In dull and dusty Pipalnagar, each day is like another, and 'there is not exactly despair, but resignation'. Even the dreams here are small: if he ever makes it to Delhi, Deep Chand, the barber, will open a more up-to-date salon where he might, perhaps, give the Prime Minister a haircut; Pitamber will trade his cycle-rickshaw for the less demanding scooter-rickshaw; Aziz will be happy with a junk-shop in Chandni Chowk. None, of course, will make that journey to Delhi. Adrift among them, the narrator, Arun, a struggling writer of detective novels in Urdu, waits for inspiration to write a blockbuster. One day he will pack his meagre belongings and take the express train out of Pipalnagar. Meanwhile, he seeks reassurance in love, and finds it in unusual places: with the young prostitute Kamla, wise beyond her years; and the orphan Suraj, homeless and an epileptic, yet surprisingly optimistic about the future.
Few authors write with greater sensitivity and skill about little India than Ruskin Bond. Delhi Is Not Far is a memorable story about small lives, with all the hallmarks of classic Ruskin Bond prose: nostalgia, charm, underplayed humour and quiet wisdom.

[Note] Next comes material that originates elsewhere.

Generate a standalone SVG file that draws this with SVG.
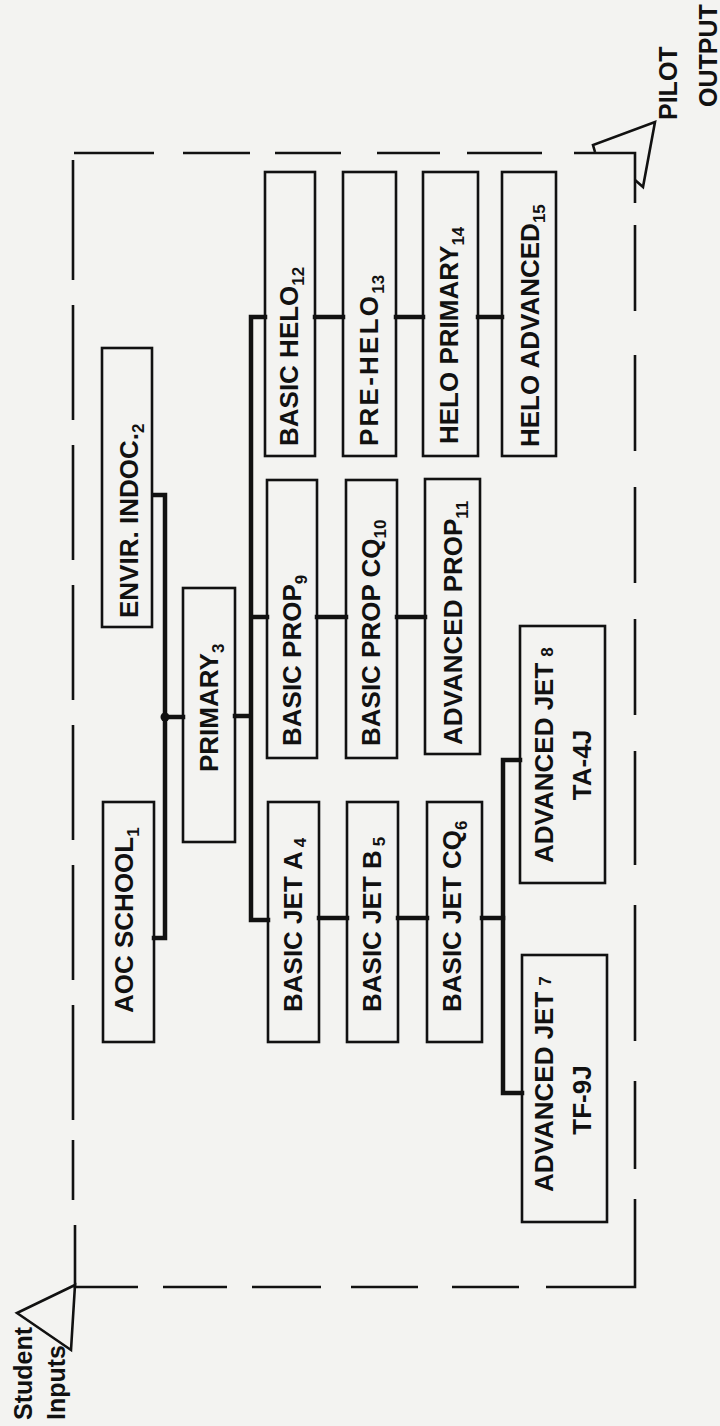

Of course it's a classic. It's amazing how the author describes the ordinary things and nuances of ordinary people in a extraordinary way. As described in the blurb above, Arun is the narrator and the story is more about the town Pipalnagar rather than any specific characters. And of course, the characters along with it's climate and environment make up Pipalnagar. And more so, it is about the bond between Arun and Suraj. It is a simple story in a style which is simply beautiful.